Although Clusiau and Schwarz did not know, when they first embarked on this docuseries, if any of the immigrant stories they were telling would have joyful moments, let alone happy endings. While they “always had the intention,” Clusiau says, of infuing some hope into their project, there were too many unknown, and at times seemingly random, factors at play with regards to who might be reunited with their children who had been taken to separate detention centers or were still in other countries, awaiting approval to enter the United States, for example. So when they managed to capture one or two of those moments, they “became very important,” she admits.
“Has it been a dark three years? Yes, definitely. Does it break your heart?

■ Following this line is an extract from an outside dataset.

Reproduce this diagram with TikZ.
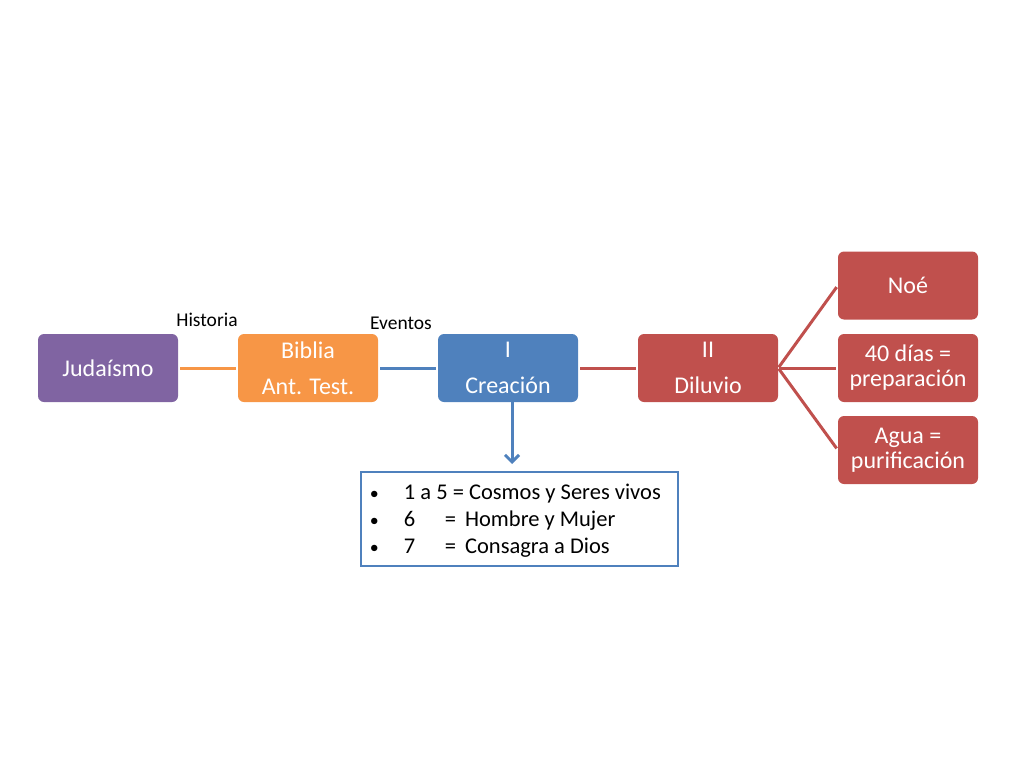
\documentclass[tikz,border=0pt]{standalone}
\usepackage{fontspec}
\setmainfont{Carlito}
\usetikzlibrary{arrows.meta}
\definecolor{cpurple}{HTML}{8064A2}
\definecolor{corange}{HTML}{F79646}
\definecolor{cblue}{HTML}{4F81BD}
\definecolor{cred}{HTML}{C0504D}
\newcommand{\mybul}{{\fontsize{18}{18}\selectfont\textbullet}}
\tikzset{
  box/.style={rounded corners=6pt, minimum width=140pt, minimum height=68pt, text=white, align=center, inner sep=0pt},
  bigtxt/.style={font=\fontsize{24}{36}\selectfont},
  smalltxt/.style={font=\fontsize{24}{25}\selectfont},
  link/.style={line width=3pt, shorten <=2pt, shorten >=2pt},
  lbl/.style={font=\fontsize{19.5}{22}\selectfont, inner sep=0pt}
}
\begin{document}
\begin{tikzpicture}[x=1pt,y=-1pt]
\useasboundingbox (0,0) rectangle (1024,768);
\node[box,bigtxt,fill=cpurple] (judaismo) at (108,368) {Judaísmo};
\node[box,bigtxt,fill=corange] (biblia) at (308,368) {Biblia\\Ant. Test.};
\node[box,bigtxt,fill=cblue] (creacion) at (508,368) {I\\Creación};
\node[box,bigtxt,fill=cred] (diluvio) at (708,368) {II\\Diluvio};
\node[box,smalltxt,fill=cred] (noe) at (908,285.5) {Noé};
\node[box,smalltxt,fill=cred] (dias) at (908,368) {40 días =\\preparación};
\node[box,smalltxt,fill=cred] (agua) at (908,450) {Agua =\\purificación};
\node[lbl] (historia) at (207,320) {Historia};
\node[lbl] (eventos) at (401,323) {Eventos};
\node[draw=cblue, line width=2.5pt, fill=white, minimum width=317pt, minimum height=94pt, inner sep=0pt] (info) at (519.5,519) {};
\node[anchor=west, inner sep=0pt, font=\fontsize{22.5}{27}\selectfont, align=left] (infotext) at ([xshift=10pt,yshift=-2pt]info.west) {%
  \begin{tabular}{@{}l@{\hspace{25pt}}l@{}}
  \mybul & 1 a 5 = Cosmos y Seres vivos\\
  \mybul & \rlap{6}\hspace{41pt}=\hspace{9pt}Hombre y Mujer\\
  \mybul & \rlap{7}\hspace{41pt}=\hspace{9pt}Consagra a Dios
  \end{tabular}};
\draw[link,corange] (judaismo) -- (biblia);
\draw[link,cblue] (biblia) -- (creacion);
\draw[link,cred] (creacion) -- (diluvio);
\draw[link,cred,shorten <=1pt] (diluvio.east) -- (noe.west);
\draw[link,cred,shorten <=1pt] (diluvio.east) -- (dias.west);
\draw[link,cred,shorten <=1pt] (diluvio.east) -- (agua.west);
\draw[line width=3pt,cblue,-{Straight Barb[length=7pt,width=14pt]}] (creacion.south) ++(4,0) coordinate (cs) -- (cs |- 0,464) coordinate (ce);
\end{tikzpicture}
\end{document}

More than I can ever tell you in words,” adds Schwarz. “We can’t stop caring about this, that’s my opinion. We’re destroying so many lives, and it’s almost un-American. Our heritage is a nation of immigrants; we all — unless you’re a Native American — came here one way or another, and a lot of them came with papers but some didn’t. We came believing this country had some values, and I think it’s part of the beauty of the American dream really. That’s been challenged, and these people hurt. We are historically better than this.”
One of the most complex pieces of “Immigration Nation” was that policy was changing as they were filming. Although the show does not feature episodic end-cards with updates on where some of the key individuals within the series are today, Clusiau and Schwarz acknowledge the possibility of following up “in any medium,” especially if policy changes again after the November presidential election.
With “‘bring the boys back home,’” Schwarz says, “Biden has promised that, and we hope and dare Trump to promise that. The immigration system is broken and it has been so politicized that people just scream without thinking or listening or acknowledging the human toll. We wanted the viewers to understand that we should care more and there’s stuff we can agree on. We shouldn’t accept that the system destroys lives. We should change some things.”